**WHAT IS BEING ASKED**
Write out the lines from the top of the material through the line with "4.2, 4.4, 4.6, 4.8, 5.2, 5.4, 5.6, 5.8];", exactly and with nothing added.

begin SOURCE DATA

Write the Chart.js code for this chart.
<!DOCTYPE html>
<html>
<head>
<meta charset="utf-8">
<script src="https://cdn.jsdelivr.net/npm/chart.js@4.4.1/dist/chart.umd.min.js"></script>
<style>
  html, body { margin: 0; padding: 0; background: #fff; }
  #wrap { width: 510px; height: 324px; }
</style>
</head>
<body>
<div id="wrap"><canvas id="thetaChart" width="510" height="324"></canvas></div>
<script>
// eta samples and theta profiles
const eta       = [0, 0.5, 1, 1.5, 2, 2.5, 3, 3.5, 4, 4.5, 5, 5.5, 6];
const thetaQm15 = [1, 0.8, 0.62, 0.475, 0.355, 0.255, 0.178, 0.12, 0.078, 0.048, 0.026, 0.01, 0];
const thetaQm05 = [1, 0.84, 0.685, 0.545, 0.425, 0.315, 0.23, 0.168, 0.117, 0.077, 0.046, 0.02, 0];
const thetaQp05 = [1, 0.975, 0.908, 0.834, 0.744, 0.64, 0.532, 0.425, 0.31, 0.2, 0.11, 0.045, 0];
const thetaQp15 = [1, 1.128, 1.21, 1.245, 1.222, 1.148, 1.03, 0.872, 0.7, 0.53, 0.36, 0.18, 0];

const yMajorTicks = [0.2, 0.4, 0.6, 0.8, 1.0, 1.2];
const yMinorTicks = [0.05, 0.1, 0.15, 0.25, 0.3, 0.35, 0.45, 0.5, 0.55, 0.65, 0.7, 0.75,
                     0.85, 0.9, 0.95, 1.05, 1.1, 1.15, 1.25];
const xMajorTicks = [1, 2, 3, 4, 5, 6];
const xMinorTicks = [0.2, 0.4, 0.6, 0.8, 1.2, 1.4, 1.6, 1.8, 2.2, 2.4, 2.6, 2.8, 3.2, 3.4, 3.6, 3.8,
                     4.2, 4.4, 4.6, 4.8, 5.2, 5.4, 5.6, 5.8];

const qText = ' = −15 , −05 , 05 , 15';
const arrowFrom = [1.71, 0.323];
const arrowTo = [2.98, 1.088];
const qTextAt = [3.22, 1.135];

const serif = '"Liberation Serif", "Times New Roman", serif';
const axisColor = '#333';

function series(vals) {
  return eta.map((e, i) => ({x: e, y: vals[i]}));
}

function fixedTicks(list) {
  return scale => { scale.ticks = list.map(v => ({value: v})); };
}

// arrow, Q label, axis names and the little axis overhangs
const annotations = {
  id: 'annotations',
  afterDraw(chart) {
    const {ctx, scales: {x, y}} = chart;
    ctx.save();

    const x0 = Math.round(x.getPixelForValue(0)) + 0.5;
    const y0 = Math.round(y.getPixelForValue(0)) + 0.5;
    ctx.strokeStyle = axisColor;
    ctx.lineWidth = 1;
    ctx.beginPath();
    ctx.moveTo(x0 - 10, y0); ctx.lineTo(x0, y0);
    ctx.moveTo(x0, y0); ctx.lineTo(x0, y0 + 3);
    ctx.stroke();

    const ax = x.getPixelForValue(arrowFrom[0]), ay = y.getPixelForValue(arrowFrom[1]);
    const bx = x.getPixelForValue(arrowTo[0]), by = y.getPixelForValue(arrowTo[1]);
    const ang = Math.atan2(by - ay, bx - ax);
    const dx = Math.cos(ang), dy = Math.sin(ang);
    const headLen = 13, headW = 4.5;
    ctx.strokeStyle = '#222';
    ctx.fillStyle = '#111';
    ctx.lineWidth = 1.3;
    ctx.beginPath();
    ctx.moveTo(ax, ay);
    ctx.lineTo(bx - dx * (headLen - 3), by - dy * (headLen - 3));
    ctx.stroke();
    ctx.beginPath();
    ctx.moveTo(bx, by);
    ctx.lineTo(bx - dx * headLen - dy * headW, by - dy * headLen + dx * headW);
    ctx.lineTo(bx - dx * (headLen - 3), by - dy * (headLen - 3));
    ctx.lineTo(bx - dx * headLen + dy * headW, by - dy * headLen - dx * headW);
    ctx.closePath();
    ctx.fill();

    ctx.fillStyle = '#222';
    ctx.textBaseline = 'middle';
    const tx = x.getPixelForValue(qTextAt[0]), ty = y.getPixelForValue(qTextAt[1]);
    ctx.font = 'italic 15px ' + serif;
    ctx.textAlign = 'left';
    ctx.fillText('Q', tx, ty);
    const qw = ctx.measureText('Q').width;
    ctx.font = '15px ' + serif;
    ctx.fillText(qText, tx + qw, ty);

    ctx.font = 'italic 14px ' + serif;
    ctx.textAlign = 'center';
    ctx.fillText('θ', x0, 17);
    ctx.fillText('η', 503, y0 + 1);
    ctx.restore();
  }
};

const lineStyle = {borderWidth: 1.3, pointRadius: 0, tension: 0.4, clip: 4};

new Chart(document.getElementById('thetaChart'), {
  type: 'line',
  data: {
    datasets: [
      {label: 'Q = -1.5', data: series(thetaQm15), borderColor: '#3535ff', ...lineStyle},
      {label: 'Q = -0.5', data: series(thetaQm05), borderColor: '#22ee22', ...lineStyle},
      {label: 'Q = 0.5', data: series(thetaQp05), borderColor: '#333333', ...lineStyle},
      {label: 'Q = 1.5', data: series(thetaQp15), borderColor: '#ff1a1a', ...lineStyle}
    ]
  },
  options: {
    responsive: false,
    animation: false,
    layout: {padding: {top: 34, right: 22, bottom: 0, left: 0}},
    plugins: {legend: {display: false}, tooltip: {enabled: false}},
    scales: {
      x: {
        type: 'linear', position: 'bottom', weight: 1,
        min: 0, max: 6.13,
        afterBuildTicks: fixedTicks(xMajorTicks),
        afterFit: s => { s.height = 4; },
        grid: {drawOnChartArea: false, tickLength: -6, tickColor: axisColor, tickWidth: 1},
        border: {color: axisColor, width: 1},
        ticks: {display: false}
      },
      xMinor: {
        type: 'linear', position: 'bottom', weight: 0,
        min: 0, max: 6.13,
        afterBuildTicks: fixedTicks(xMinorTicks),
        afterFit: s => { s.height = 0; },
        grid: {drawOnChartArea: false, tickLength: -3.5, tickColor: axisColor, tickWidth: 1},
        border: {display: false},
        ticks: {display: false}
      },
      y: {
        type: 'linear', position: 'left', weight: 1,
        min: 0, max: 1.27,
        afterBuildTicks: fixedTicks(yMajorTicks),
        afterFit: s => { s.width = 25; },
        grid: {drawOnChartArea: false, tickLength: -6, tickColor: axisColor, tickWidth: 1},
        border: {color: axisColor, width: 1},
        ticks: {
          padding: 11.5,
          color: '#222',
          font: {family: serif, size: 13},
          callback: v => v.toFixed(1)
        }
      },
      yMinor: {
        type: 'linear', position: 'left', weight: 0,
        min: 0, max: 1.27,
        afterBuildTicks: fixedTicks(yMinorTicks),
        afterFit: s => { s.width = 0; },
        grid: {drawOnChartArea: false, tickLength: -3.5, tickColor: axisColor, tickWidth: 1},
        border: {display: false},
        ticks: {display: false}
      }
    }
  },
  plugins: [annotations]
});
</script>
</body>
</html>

end SOURCE DATA

**RESPONSE TO THE EXERCISE**
Write the Chart.js code for this chart.
<!DOCTYPE html>
<html>
<head>
<meta charset="utf-8">
<script src="https://cdn.jsdelivr.net/npm/chart.js@4.4.1/dist/chart.umd.min.js"></script>
<style>
  html, body { margin: 0; padding: 0; background: #fff; }
  #wrap { width: 510px; height: 324px; }
</style>
</head>
<body>
<div id="wrap"><canvas id="thetaChart" width="510" height="324"></canvas></div>
<script>
// eta samples and theta profiles
const eta       = [0, 0.5, 1, 1.5, 2, 2.5, 3, 3.5, 4, 4.5, 5, 5.5, 6];
const thetaQm15 = [1, 0.8, 0.62, 0.475, 0.355, 0.255, 0.178, 0.12, 0.078, 0.048, 0.026, 0.01, 0];
const thetaQm05 = [1, 0.84, 0.685, 0.545, 0.425, 0.315, 0.23, 0.168, 0.117, 0.077, 0.046, 0.02, 0];
const thetaQp05 = [1, 0.975, 0.908, 0.834, 0.744, 0.64, 0.532, 0.425, 0.31, 0.2, 0.11, 0.045, 0];
const thetaQp15 = [1, 1.128, 1.21, 1.245, 1.222, 1.148, 1.03, 0.872, 0.7, 0.53, 0.36, 0.18, 0];

const yMajorTicks = [0.2, 0.4, 0.6, 0.8, 1.0, 1.2];
const yMinorTicks = [0.05, 0.1, 0.15, 0.25, 0.3, 0.35, 0.45, 0.5, 0.55, 0.65, 0.7, 0.75,
                     0.85, 0.9, 0.95, 1.05, 1.1, 1.15, 1.25];
const xMajorTicks = [1, 2, 3, 4, 5, 6];
const xMinorTicks = [0.2, 0.4, 0.6, 0.8, 1.2, 1.4, 1.6, 1.8, 2.2, 2.4, 2.6, 2.8, 3.2, 3.4, 3.6, 3.8,
                     4.2, 4.4, 4.6, 4.8, 5.2, 5.4, 5.6, 5.8];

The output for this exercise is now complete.